Features
Bridging the Gulf


Volume 50, No.2, February 22, 2007
 
 
HERE’S DADDY: Leading Seaman Electronic Technician Joshua Stagg, was keen to depart the ship and greet his wife and child, who was born while he was away on deployment to the Persian Gulf.
Photo: ABPH Nadia Monteith
 
ON A WAVE: Familiar faces line the wharf at Fleet Base West for the arrival of HMAS Warramunga.
Photo: ABPH Nadia Monteith
 
KISSES: AB McNaboe and partner Luke reunite after a long six months apart.
Photo: ABPH Nadia Monteith
 
HMAS Warramunga returned to Fleet Base West on February 2 after a successful six-month deployment to the Persian Gulf. Navy News’ reporter RACHEL IRVING was part of the crowd that helped to welcome her home.

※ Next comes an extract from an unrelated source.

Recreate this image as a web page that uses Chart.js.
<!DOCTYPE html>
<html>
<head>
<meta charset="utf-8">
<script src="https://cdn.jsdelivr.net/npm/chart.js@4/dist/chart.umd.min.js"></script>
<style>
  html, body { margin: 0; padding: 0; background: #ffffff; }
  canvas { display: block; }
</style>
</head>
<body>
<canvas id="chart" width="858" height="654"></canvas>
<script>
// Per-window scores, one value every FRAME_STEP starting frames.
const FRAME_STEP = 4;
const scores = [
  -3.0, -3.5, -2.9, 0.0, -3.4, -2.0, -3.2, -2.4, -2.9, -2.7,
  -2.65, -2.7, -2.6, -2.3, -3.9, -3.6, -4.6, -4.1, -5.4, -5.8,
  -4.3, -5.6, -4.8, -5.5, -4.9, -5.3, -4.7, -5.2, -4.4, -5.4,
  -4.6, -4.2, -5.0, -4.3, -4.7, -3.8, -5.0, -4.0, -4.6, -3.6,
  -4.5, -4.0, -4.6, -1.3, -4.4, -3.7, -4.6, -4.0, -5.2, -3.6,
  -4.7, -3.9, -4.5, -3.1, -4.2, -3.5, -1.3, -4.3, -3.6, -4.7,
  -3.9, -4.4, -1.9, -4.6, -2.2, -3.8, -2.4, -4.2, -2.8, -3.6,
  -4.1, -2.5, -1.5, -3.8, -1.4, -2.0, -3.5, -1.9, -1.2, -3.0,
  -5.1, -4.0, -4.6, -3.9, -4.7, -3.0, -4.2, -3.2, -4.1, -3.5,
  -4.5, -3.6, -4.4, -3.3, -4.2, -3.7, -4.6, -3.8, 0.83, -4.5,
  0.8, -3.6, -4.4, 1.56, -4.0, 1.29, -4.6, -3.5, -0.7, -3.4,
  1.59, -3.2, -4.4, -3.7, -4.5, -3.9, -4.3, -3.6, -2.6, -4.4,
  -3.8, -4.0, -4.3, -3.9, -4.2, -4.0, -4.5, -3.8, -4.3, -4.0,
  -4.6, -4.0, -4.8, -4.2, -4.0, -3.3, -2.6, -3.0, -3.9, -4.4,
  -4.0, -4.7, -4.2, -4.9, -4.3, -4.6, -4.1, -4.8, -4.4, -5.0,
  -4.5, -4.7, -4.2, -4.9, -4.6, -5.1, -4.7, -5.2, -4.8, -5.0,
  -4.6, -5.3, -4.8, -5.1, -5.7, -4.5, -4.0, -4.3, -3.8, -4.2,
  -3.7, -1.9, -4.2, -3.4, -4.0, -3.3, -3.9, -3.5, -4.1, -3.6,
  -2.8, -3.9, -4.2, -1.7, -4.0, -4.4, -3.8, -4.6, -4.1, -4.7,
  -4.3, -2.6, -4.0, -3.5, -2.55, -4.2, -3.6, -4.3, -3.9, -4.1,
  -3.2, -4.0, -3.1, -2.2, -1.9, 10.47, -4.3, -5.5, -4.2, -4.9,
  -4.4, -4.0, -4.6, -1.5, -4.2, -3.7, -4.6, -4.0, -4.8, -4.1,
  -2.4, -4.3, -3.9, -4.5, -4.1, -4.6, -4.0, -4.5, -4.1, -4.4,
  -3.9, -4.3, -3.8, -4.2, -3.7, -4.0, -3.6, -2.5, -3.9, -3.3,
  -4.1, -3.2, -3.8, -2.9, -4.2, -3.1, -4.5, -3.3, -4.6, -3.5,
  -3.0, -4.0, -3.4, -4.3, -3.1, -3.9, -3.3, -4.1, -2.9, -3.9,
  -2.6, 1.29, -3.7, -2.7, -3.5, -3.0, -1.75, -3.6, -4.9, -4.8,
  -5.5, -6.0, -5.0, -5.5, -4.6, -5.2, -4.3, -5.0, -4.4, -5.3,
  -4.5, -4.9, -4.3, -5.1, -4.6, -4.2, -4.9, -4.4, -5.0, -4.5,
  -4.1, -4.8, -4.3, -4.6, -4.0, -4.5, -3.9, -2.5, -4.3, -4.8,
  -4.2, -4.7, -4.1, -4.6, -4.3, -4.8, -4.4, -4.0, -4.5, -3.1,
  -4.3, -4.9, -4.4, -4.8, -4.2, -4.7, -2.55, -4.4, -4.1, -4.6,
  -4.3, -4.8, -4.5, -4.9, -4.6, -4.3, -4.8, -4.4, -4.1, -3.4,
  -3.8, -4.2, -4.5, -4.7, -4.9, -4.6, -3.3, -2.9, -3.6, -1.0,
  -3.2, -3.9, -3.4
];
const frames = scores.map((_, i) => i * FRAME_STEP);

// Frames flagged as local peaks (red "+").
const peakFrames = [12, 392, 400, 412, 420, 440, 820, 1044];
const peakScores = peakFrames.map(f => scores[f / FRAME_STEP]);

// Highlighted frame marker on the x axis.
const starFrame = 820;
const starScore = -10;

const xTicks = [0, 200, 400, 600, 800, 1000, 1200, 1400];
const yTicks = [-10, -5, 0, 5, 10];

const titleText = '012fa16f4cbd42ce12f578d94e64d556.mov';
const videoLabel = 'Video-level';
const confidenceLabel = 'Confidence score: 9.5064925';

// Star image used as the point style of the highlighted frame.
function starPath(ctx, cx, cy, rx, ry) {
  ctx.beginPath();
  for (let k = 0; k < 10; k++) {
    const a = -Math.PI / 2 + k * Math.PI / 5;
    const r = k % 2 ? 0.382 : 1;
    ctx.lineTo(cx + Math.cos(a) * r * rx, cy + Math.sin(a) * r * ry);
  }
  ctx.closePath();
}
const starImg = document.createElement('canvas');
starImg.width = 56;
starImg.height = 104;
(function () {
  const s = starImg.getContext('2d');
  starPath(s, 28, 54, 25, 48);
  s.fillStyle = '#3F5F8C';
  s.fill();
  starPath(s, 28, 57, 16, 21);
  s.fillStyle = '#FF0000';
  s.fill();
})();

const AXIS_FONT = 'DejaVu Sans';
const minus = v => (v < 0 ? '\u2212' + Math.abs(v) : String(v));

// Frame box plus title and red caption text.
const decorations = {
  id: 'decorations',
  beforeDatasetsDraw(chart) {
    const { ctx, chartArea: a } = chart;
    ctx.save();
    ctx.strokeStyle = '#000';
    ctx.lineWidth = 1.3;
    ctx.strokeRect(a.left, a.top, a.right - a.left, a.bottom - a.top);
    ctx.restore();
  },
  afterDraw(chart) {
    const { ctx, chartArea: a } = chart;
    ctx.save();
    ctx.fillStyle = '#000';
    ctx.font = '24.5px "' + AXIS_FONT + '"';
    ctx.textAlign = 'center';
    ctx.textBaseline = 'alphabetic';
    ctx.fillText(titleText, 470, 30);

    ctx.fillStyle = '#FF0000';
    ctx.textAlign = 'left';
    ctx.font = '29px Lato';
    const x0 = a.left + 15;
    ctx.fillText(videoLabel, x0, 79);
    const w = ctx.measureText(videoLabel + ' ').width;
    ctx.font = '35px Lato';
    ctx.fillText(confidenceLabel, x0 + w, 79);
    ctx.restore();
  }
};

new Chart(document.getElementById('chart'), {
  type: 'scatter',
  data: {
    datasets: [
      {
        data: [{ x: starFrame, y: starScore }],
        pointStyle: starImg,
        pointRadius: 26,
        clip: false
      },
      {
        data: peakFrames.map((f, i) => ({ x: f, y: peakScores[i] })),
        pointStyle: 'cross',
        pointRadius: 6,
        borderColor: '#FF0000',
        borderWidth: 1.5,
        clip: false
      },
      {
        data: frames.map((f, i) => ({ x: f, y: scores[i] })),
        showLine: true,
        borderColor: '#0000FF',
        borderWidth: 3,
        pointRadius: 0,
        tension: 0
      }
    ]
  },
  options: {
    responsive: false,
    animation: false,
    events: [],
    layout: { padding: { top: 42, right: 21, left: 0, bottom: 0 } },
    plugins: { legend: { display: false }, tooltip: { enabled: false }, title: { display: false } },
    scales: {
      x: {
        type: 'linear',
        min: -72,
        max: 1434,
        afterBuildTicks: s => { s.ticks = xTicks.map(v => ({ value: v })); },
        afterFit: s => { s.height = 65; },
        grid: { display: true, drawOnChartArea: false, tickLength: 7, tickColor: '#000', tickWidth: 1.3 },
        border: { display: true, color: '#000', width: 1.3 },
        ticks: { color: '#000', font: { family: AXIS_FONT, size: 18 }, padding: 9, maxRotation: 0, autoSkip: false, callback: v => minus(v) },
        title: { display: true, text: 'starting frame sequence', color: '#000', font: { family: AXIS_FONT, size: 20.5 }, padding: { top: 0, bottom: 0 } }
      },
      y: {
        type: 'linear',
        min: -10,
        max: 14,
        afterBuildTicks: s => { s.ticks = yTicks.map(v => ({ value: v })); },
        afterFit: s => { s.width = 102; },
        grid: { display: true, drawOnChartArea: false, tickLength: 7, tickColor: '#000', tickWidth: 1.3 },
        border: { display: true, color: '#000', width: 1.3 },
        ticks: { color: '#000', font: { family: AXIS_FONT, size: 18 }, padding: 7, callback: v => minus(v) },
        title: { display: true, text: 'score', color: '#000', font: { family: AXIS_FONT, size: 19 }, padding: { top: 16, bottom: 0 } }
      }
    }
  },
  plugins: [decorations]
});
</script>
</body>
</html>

There were plenty of tears of joy when HMAS Warramunga arrived home from the Persian Gulf on February 2, but none more special than those shared by one Leading Seaman and his wife.

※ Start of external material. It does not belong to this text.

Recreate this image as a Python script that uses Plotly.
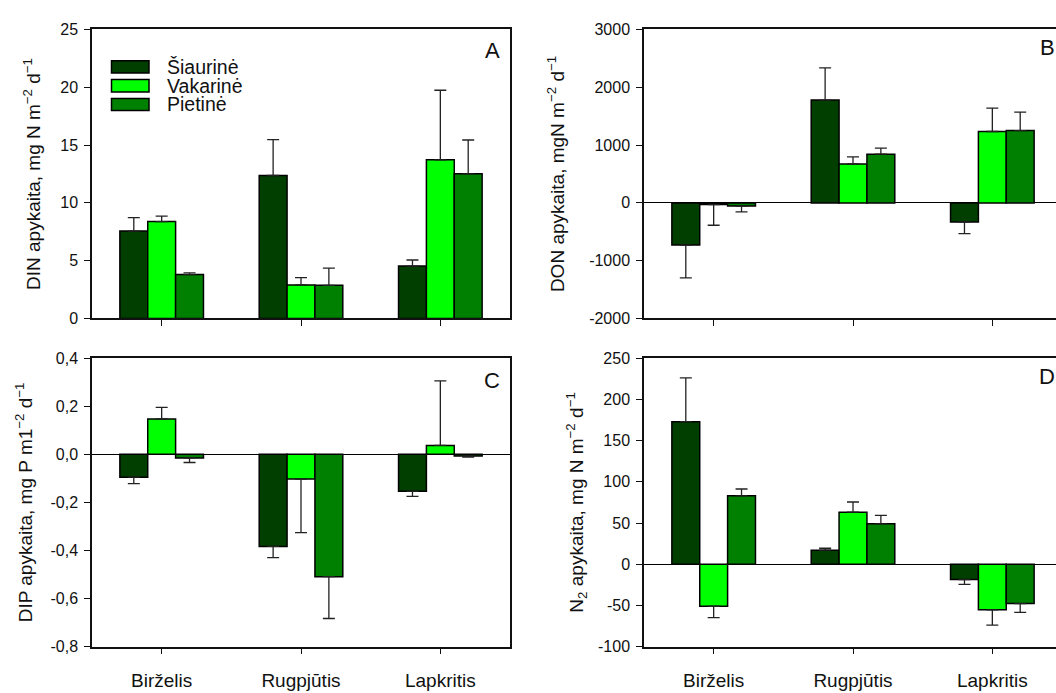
import plotly.graph_objects as go

# Categories and series
months = ["Birželis", "Rugpjūtis", "Lapkritis"]
series = ["Šiaurinė", "Vakarinė", "Pietinė"]
colors = ["#003f00", "#00ff00", "#008000"]

# DIN flux (A)
din_siaurine = [7.56, 12.37, 4.53]
din_vakarine = [8.38, 2.90, 13.72]
din_pietine = [3.80, 2.87, 12.51]
din_siaurine_se = [1.16, 3.10, 0.53]
din_vakarine_se = [0.48, 0.64, 6.02]
din_pietine_se = [0.14, 1.49, 2.93]

# DON flux (B)
don_siaurine = [-730, 1779, -331]
don_vakarine = [-30, 673, 1235]
don_pietine = [-56, 842, 1251]
don_siaurine_se = [566, 555, 202]
don_vakarine_se = [357, 124, 404]
don_pietine_se = [101, 106, 320]

# DIP flux (C)
dip_siaurine = [-0.095, -0.383, -0.154]
dip_vakarine = [0.147, -0.103, 0.037]
dip_pietine = [-0.015, -0.509, -0.007]
dip_siaurine_se = [0.027, 0.047, 0.021]
dip_vakarine_se = [0.048, 0.223, 0.269]
dip_pietine_se = [0.019, 0.174, 0.005]

# N2 flux (D)
n2_siaurine = [173, 17, -18.6]
n2_vakarine = [-51, 63.2, -55.3]
n2_pietine = [83, 49, -47.8]
n2_siaurine_se = [53, 2.4, 5.9]
n2_vakarine_se = [13.8, 12.3, 18.6]
n2_pietine_se = [8.3, 10.3, 10.7]

# Y tick labels
din_ticks = [0, 5, 10, 15, 20, 25]
din_ticktext = ["0", "5", "10", "15", "20", "25"]
don_ticks = [-2000, -1000, 0, 1000, 2000, 3000]
don_ticktext = ["-2000", "-1000", "0", "1000", "2000", "3000"]
dip_ticks = [-0.8, -0.6, -0.4, -0.2, 0.0, 0.2, 0.4]
dip_ticktext = ["-0,8", "-0,6", "-0,4", "-0,2", "0,0", "0,2", "0,4"]
n2_ticks = [-100, -50, 0, 50, 100, 150, 200, 250]
n2_ticktext = ["-100", "-50", "0", "50", "100", "150", "200", "250"]

W, H = 1056, 693
FONT = "Liberation Sans, Arial, sans-serif"
INK = "#111111"


def fx(px):
    return px / W


def fy(py):
    return 1 - py / H


panels = [
    dict(vals=[din_siaurine, din_vakarine, din_pietine],
         errs=[din_siaurine_se, din_vakarine_se, din_pietine_se], ax=""),
    dict(vals=[don_siaurine, don_vakarine, don_pietine],
         errs=[don_siaurine_se, don_vakarine_se, don_pietine_se], ax="2"),
    dict(vals=[dip_siaurine, dip_vakarine, dip_pietine],
         errs=[dip_siaurine_se, dip_vakarine_se, dip_pietine_se], ax="3"),
    dict(vals=[n2_siaurine, n2_vakarine, n2_pietine],
         errs=[n2_siaurine_se, n2_vakarine_se, n2_pietine_se], ax="4"),
]

fig = go.Figure()
for p in panels:
    for i, name in enumerate(series):
        v = p["vals"][i]
        e = p["errs"][i]
        up = [ei if vi >= 0 else 0 for vi, ei in zip(v, e)]
        down = [0 if vi >= 0 else ei for vi, ei in zip(v, e)]
        fig.add_trace(go.Bar(
            x=months, y=v, name=name, showlegend=False,
            marker=dict(color=colors[i], line=dict(color="#000000", width=1.5)),
            error_y=dict(type="data", symmetric=False, array=up, arrayminus=down,
                         color="#222222", thickness=1.3, width=6),
            xaxis="x" + p["ax"], yaxis="y" + p["ax"],
        ))

left_dom = [fx(92), fx(510)]
right_dom = [fx(644), 1.0]
top_dom = [fy(318.3), fy(22)]
bot_dom = [fy(654.7), fy(359)]
cat_px = (510 - 92) / 3.0
right_range = [-0.5, -0.5 + (W - 644) / cat_px]


def xaxis(dom, yref, rng, labels):
    return dict(domain=dom, anchor=yref, range=rng, type="category",
                showline=True, linecolor=INK, linewidth=1.5, mirror=True,
                ticks="outside", ticklen=6, tickwidth=1.3, tickcolor=INK,
                showgrid=False, zeroline=False, showticklabels=labels,
                tickfont=dict(size=19, color=INK, family=FONT),
                ticklabelstandoff=10)


def yaxis(dom, xref, rng, tv, tt, title, standoff, mirror, zero):
    return dict(domain=dom, anchor=xref, range=rng,
                tickvals=tv, ticktext=tt,
                showline=True, linecolor=INK, linewidth=1.5, mirror=mirror,
                ticks="outside", ticklen=6, tickwidth=1.3, tickcolor=INK,
                showgrid=False, zeroline=zero, zerolinecolor="#000000",
                zerolinewidth=1.2, ticklabelstandoff=3,
                tickfont=dict(size=16, color=INK, family=FONT),
                title=dict(text=title, standoff=standoff,
                           font=dict(size=19, color=INK, family=FONT)))


fig.update_layout(
    width=W, height=H,
    margin=dict(l=0, r=0, t=0, b=0),
    paper_bgcolor="white", plot_bgcolor="white",
    font=dict(family=FONT, color=INK),
    barmode="group", bargap=0.4, bargroupgap=0,
    xaxis=xaxis(left_dom, "y", [-0.5, 2.5], False),
    xaxis2=xaxis(right_dom, "y2", right_range, False),
    xaxis3=xaxis(left_dom, "y3", [-0.5, 2.5], True),
    xaxis4=xaxis(right_dom, "y4", right_range, True),
    yaxis=yaxis(top_dom, "x", [0, 25], din_ticks, din_ticktext,
                "DIN apykaita, mg N m<sup>−2</sup> d<sup>−1</sup>", 15, True, False),
    yaxis2=yaxis(top_dom, "x2", [-2000, 3000], don_ticks, don_ticktext,
                 "DON apykaita, mgN m<sup>−2</sup> d<sup>−1</sup>", 19, False, True),
    yaxis3=yaxis(bot_dom, "x3", [-0.8, 0.4], dip_ticks, dip_ticktext,
                 "DIP apykaita, mg P m1<sup>−2</sup> d<sup>−1</sup>", 13, True, True),
    yaxis4=yaxis(bot_dom, "x4", [-100, 250], n2_ticks, n2_ticktext,
                 "N<sub>2</sub> apykaita, mg N m<sup>−2</sup> d<sup>−1</sup>", 9, False, True),
)

# Panel letters
letters = [("A", 492, 43.5), ("B", 1047, 40), ("C", 491.5, 381.5), ("D", 1047, 378)]
for txt, lx, ly in letters:
    fig.add_annotation(text=txt, x=fx(lx), y=fy(ly), xref="paper", yref="paper",
                       xanchor="center", yanchor="middle", showarrow=False,
                       font=dict(size=22, color=INK, family=FONT))

# Legend drawn inside panel A
legend_rows = [(54, 66.7), (73.3, 86), (92.7, 105)]
for (y0, y1), name, col in zip(legend_rows, series, colors):
    fig.add_shape(type="rect", xref="paper", yref="paper",
                  x0=fx(111.5), x1=fx(149), y0=fy(y1), y1=fy(y0),
                  fillcolor=col, line=dict(color="#000000", width=1.5))
    fig.add_annotation(text=name, x=fx(165), y=fy((y0 + y1) / 2), xref="paper",
                       yref="paper", xanchor="left", yanchor="middle",
                       showarrow=False, font=dict(size=19.5, color=INK, family=FONT))

fig.write_html("out.html")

Second across the gangway, LSET Joshua Stagg, was happy to be back in the arms of wife Heather, but it was meeting his son, eight-week-old Oliver, for the first time, which gave the homecoming new meaning.

Describing the moment of meeting Oliver as “unbelievable”, LS Stagg held his son, who was oblivious to the significance of the event.

“I promised myself I wouldn’t cry but that’s a promise I couldn’t keep. It’s great to be home and to be a family for the first time,” LS Stagg said.

“Everybody does deployments, trips or things in their life for certain reasons, and everything I did on this trip was for my wife and my son. Everything I did, every action, was for these two. Now it’s time to stay at home and be a family.”

Coincidentally, LS Stagg was one of six members of the ship’s company who became fathers while Warramunga was on deployment in the Persian Gulf. The other five had the opportunity to fly back to their partners as part of the Navy’s flexi-crewing trial, and were waiting on the wharf in Fremantle to wave in their ship mates.

Warramunga arrived home to hundreds of friends and families, after 186 days on rotation in the Persian Gulf. The ship’s Commanding Officer, CMDR John Hielscher, summed up the feeling of the day when he said, “Fremantle looks beautiful this morning – a lot better than it did six months ago when it was in our wake and we were leaving it over the horizon.”

Enormously proud of his officers and sailors, CMDR Hielscher said, “To see everyone home today, after six months away, I am very proud of them. We achieved everything we needed to.”

Warramunga’s key task was to protect Iraq’s oil platforms, from which approximately eighty per cent of the country’s revenue is generated.

Addressing the ship’s company, Deputy Fleet Commander, Commodore Ray Griggs, said, “Our operations are often demanding and dangerous and require the highest standards of professionalism and vigilance and your recent mission to the Northern Persian Gulf required relentless application of both of these.

“Your task of protecting the Iraqi oil platforms was a super-critical one, maintaining the economic lifeline that has assisted the Iraqi people in rebuilding their country.”

Warramunga now enters a maintenance period while the crew will train and prepare for their next period at sea.